Burn in IMO is a non issue these days if my Panny plasma (bought last March) is any indication. Between me and my GFs 2 daughters there has been plenty of gaming marathons with "static" images such as HUD displays and while you might be able to see it on the screen after you are done, it goes away very quick when you throw on any other material. I was worried about burn in before I bought this set due to over dramatic posts like yours (no offense) but I dont even think about it anymore.

To the topic at hand, I watched HBP with "only" my RS1 in a totally light controlled HT and thought it looked great. I think light control is crucial (as well as a good display like you guys mention) to get the most from this film from a visual perspective.
post #409 of 416
Thread Starter 
Robert,

I didn't take the comments in a negative light. I went ahead and tried to see how I could make my viewing experiences with tougher films a bit better and I was able to do it with higher quality BD players. I will not be upgrading my LCD anytime soon though!
post #410 of 416
Question....

Does this BD have a bunch of previews that you can only Fast Forward, ie you can't skip?

I just received my Netflix copy and on the disc, it clearly is labelled "Rental." When I popped the BD in my player, it had like 20+ minutes of previews that you can't skip. You can only Fast Forward. Is the store version like this as well?? I sure hope not...
post #411 of 416
Quote:
Originally Posted by MrHT View Post

Question....

Does this BD have a bunch of previews that you can only Fast Forward, ie you can't skip?

I just received my Netflix copy and on the disc, it clearly is labelled "Rental." When I popped the BD in my player, it had like 20+ minutes of previews that you can't skip. You can only Fast Forward. Is the store version like this as well?? I sure hope not...

And then people ask why anyone would want a HTPC vs a standalone...

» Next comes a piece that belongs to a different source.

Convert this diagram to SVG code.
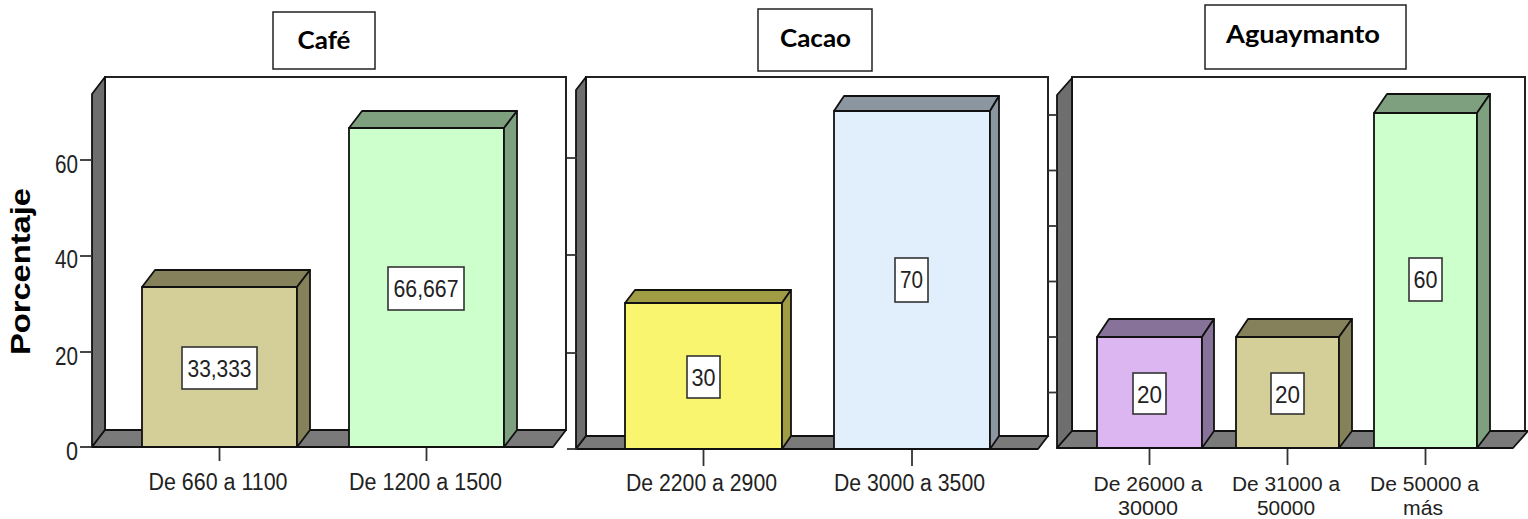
<svg xmlns="http://www.w3.org/2000/svg" width="1528" height="519" viewBox="0 0 1528 519">
<style>
.bg{fill:#ffffff}
.wall{fill:#ffffff;stroke:#222;stroke-width:2}
.side{fill:#6e6e6e;stroke:#111;stroke-width:1.8;stroke-linejoin:round}
.floor{fill:#7a7a7a;stroke:#111;stroke-width:1.8;stroke-linejoin:round}
.tick{stroke:#333;stroke-width:1.8}
.bar{stroke:#111;stroke-width:1.8;stroke-linejoin:round}
.vbox{fill:#fff;stroke:#333;stroke-width:1.6}
.val{font-family:"Liberation Sans",Arial,sans-serif;font-size:24px;fill:#222;text-anchor:middle}
.ax{font-family:"Liberation Sans",Arial,sans-serif;font-size:25px;fill:#222;text-anchor:end}
.cat{font-family:"Liberation Sans",Arial,sans-serif;font-size:23px;fill:#222;text-anchor:middle}
.cat2{font-family:"Liberation Sans",Arial,sans-serif;font-size:20px;fill:#222;text-anchor:middle}
.ttl{font-family:Lato,"Liberation Sans",sans-serif;font-weight:bold;font-size:25px;fill:#000;text-anchor:middle}
.tbox{fill:#fff;stroke:#222;stroke-width:1.5}
.ylab{font-family:"Liberation Sans",Arial,sans-serif;font-weight:bold;font-size:27px;fill:#000;text-anchor:middle}
.khF{fill:#d4cf98}.khD{fill:#85815a}
.grF{fill:#ccffcc}.grD{fill:#7fa07f}
.yeF{fill:#f9f56f}.yeD{fill:#a09c44}
.blF{fill:#e1eefb}.blD{fill:#8c96a0}
.puF{fill:#dcb6f0}.puD{fill:#87739a}
</style>
<rect class="bg" x="0" y="0" width="1528" height="519"/>

<text class="ylab" transform="translate(30,271.5) rotate(-90)" textLength="167" lengthAdjust="spacingAndGlyphs">Porcentaje</text>

<!-- Panel 1: Café -->
<g id="panel-cafe">
  <rect class="wall" x="105" y="77" width="461" height="353"/>
  <polygon class="side" points="92,447 92,94 105,77 105,430"/>
  <polygon class="floor" points="92,447 105,430 566,430 553,447"/>
  <line class="tick" x1="80" y1="447" x2="92" y2="447"/>
  <line class="tick" x1="80" y1="352" x2="92" y2="352"/>
  <line class="tick" x1="80" y1="256" x2="92" y2="256"/>
  <line class="tick" x1="80" y1="160" x2="92" y2="160"/>
  <text class="ax" x="78" y="460" textLength="12" lengthAdjust="spacingAndGlyphs">0</text>
  <text class="ax" x="78" y="365" textLength="23" lengthAdjust="spacingAndGlyphs">20</text>
  <text class="ax" x="78" y="268" textLength="23" lengthAdjust="spacingAndGlyphs">40</text>
  <text class="ax" x="78" y="173" textLength="23" lengthAdjust="spacingAndGlyphs">60</text>
  <line class="tick" x1="219.5" y1="447" x2="219.5" y2="461"/>
  <line class="tick" x1="426.5" y1="447" x2="426.5" y2="461"/>
  <text class="cat" x="218" y="490" textLength="139" lengthAdjust="spacingAndGlyphs">De 660 a 1100</text>
  <text class="cat" x="425.5" y="490" textLength="153" lengthAdjust="spacingAndGlyphs">De 1200 a 1500</text>
</g>
<g id="title-cafe">
  <rect class="tbox" x="273" y="12" width="102" height="57"/>
  <text class="ttl" x="324" y="49" textLength="53" lengthAdjust="spacingAndGlyphs">Café</text>
</g>
<g id="bar-cafe-1">
  <rect class="bar khF" x="142" y="287" width="155" height="160"/>
  <polygon class="bar khD" points="142,287 155,270 310,270 297,287"/>
  <polygon class="bar khD" points="297,287 310,270 310,430 297,447"/>
  <rect class="vbox" x="182" y="347" width="75" height="42"/>
  <text class="val" x="219.5" y="377" textLength="64" lengthAdjust="spacingAndGlyphs">33,333</text>
</g>
<g id="bar-cafe-2">
  <rect class="bar grF" x="349" y="128" width="155" height="319"/>
  <polygon class="bar grD" points="349,128 362,111 517,111 504,128"/>
  <polygon class="bar grD" points="504,128 517,111 517,430 504,447"/>
  <rect class="vbox" x="388" y="267" width="76" height="43"/>
  <text class="val" x="426" y="297" textLength="65" lengthAdjust="spacingAndGlyphs">66,667</text>
</g>

<!-- Panel 2: Cacao -->
<g id="panel-cacao">
  <rect class="wall" x="586" y="77" width="462" height="359"/>
  <polygon class="side" points="576,449 576,90 586,77 586,436"/>
  <polygon class="floor" points="576,449 586,436 1048,436 1038,449"/>
  <line class="tick" x1="567" y1="449" x2="577" y2="449"/>
  <line class="tick" x1="567" y1="353" x2="577" y2="353"/>
  <line class="tick" x1="567" y1="255" x2="577" y2="255"/>
  <line class="tick" x1="567" y1="158" x2="577" y2="158"/>
  <line class="tick" x1="703.5" y1="449" x2="703.5" y2="466"/>
  <line class="tick" x1="912" y1="449" x2="912" y2="466"/>
  <text class="cat" x="701.5" y="491" textLength="151" lengthAdjust="spacingAndGlyphs">De 2200 a 2900</text>
  <text class="cat" x="909.5" y="491" textLength="151" lengthAdjust="spacingAndGlyphs">De 3000 a 3500</text>
</g>
<g id="title-cacao">
  <rect class="tbox" x="758" y="9" width="114" height="62"/>
  <text class="ttl" x="815.5" y="47" textLength="71" lengthAdjust="spacingAndGlyphs">Cacao</text>
</g>
<g id="bar-cacao-1">
  <rect class="bar yeF" x="625" y="303" width="157" height="146"/>
  <polygon class="bar yeD" points="625,303 635,290 791,290 782,303"/>
  <polygon class="bar yeD" points="782,303 791,290 791,436 782,449"/>
  <rect class="vbox" x="687" y="356" width="33" height="42"/>
  <text class="val" x="703.5" y="386" textLength="24" lengthAdjust="spacingAndGlyphs">30</text>
</g>
<g id="bar-cacao-2">
  <rect class="bar blF" x="834" y="111" width="156" height="338"/>
  <polygon class="bar blD" points="834,111 844,96 999,96 990,111"/>
  <polygon class="bar blD" points="990,111 999,96 999,436 990,449"/>
  <rect class="vbox" x="895" y="258" width="33" height="44"/>
  <text class="val" x="911.5" y="288" textLength="23" lengthAdjust="spacingAndGlyphs">70</text>
</g>

<!-- Panel 3: Aguaymanto -->
<g id="panel-aguaymanto">
  <rect class="wall" x="1072" y="77" width="453" height="354"/>
  <polygon class="side" points="1057,448 1057,95 1072,78 1072,431"/>
  <polygon class="floor" points="1057,448 1072,431 1528,431 1513,448"/>
  <line class="tick" x1="1048" y1="392.5" x2="1057" y2="392.5"/>
  <line class="tick" x1="1048" y1="337" x2="1057" y2="337"/>
  <line class="tick" x1="1048" y1="281.5" x2="1057" y2="281.5"/>
  <line class="tick" x1="1048" y1="226" x2="1057" y2="226"/>
  <line class="tick" x1="1048" y1="170.5" x2="1057" y2="170.5"/>
  <line class="tick" x1="1048" y1="115" x2="1057" y2="115"/>
  <line class="tick" x1="1149.5" y1="448" x2="1149.5" y2="465"/>
  <line class="tick" x1="1287.5" y1="448" x2="1287.5" y2="465"/>
  <line class="tick" x1="1425.5" y1="448" x2="1425.5" y2="465"/>
  <text class="cat2" x="1148" y="491" textLength="109" lengthAdjust="spacingAndGlyphs">De 26000 a</text>
  <text class="cat2" x="1148" y="515" textLength="60" lengthAdjust="spacingAndGlyphs">30000</text>
  <text class="cat2" x="1286" y="491" textLength="108" lengthAdjust="spacingAndGlyphs">De 31000 a</text>
  <text class="cat2" x="1286" y="515" textLength="58" lengthAdjust="spacingAndGlyphs">50000</text>
  <text class="cat2" x="1424.5" y="491" textLength="109" lengthAdjust="spacingAndGlyphs">De 50000 a</text>
  <text class="cat2" x="1423" y="515" textLength="40" lengthAdjust="spacingAndGlyphs">más</text>
</g>
<g id="title-aguaymanto">
  <rect class="tbox" x="1205" y="5" width="201" height="64"/>
  <text class="ttl" x="1303" y="43" textLength="154" lengthAdjust="spacingAndGlyphs">Aguaymanto</text>
</g>
<g id="bar-agu-1">
  <rect class="bar puF" x="1097" y="337" width="105" height="111"/>
  <polygon class="bar puD" points="1097,337 1109,319 1214,319 1202,337"/>
  <polygon class="bar puD" points="1202,337 1214,319 1214,431 1202,448"/>
  <rect class="vbox" x="1133" y="373" width="33" height="41"/>
  <text class="val" x="1149.5" y="403" textLength="25" lengthAdjust="spacingAndGlyphs">20</text>
</g>
<g id="bar-agu-2">
  <rect class="bar khF" x="1236" y="337" width="103" height="111"/>
  <polygon class="bar khD" points="1236,337 1248,319 1352,319 1339,337"/>
  <polygon class="bar khD" points="1339,337 1352,319 1352,431 1339,448"/>
  <rect class="vbox" x="1271" y="373" width="33" height="41"/>
  <text class="val" x="1287.5" y="403" textLength="25" lengthAdjust="spacingAndGlyphs">20</text>
</g>
<g id="bar-agu-3">
  <rect class="bar grF" x="1374" y="113" width="103" height="335"/>
  <polygon class="bar grD" points="1374,113 1387,94 1490,94 1477,113"/>
  <polygon class="bar grD" points="1477,113 1490,94 1490,431 1477,448"/>
  <rect class="vbox" x="1409" y="258" width="33" height="43"/>
  <text class="val" x="1425.5" y="288" textLength="24" lengthAdjust="spacingAndGlyphs">60</text>
</g>
<g id="connectors"></g>
</svg>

I popped in the disk and played it. If there were un-skipable previews, I didn't see them.
post #412 of 416
Could be just the rental copy then. Am not surprised... Thanks.

By the way- the rental copy only has the previews and the movie....that's it. Nothing else. It's different than the one you buy in the store. So, it looks to me like they added in unskippable previews in for the rental copy. I own over 50 BDs and none of them have previews you can't skip.
post #413 of 416
The only preview I remember on the retail disc was for The Wizard of Oz, and even that was skippable.
post #414 of 416
Quote:
Originally Posted by sanderv View Post

Yes I had the same issue especially on the clothing in the scene, jacket appeared to be a moving pattern. I turned the sharpness way down on the set to minimize, but it is still there.

exactly.....ok, so I'm not crazy! I knew that wasn't right!
post #415 of 416
I am trying to watch Harry Potter and the half blood prince. I skipped past the wizard of oz promo and started the movie. I keep getting popups which are showing either commentary or how the movie was made. I did not turn on these popups so I cannot figure out to turn them off. It ruins the movie for me to keep having these, I guess bonus view, popups. I have tried looking through the movie menus but don't see anything for bonus view. I tried turning the Max movie mode to off but that does not seem to have any effect. Please help.
Thanks.
post #416 of 416
Quote:
Originally Posted by JFISHER View Post

I am trying to watch Harry Potter and the half blood prince. I skipped past the wizard of oz promo and started the movie. I keep getting popups which are showing either commentary or how the movie was made. I did not turn on these popups so I cannot figure out to turn them off. It ruins the movie for me to keep having these, I guess bonus view, popups. I have tried looking through the movie menus but don't see anything for bonus view. I tried turning the Max movie mode to off but that does not seem to have any effect. Please help.
Thanks.

Find the forum for your player model and ask there.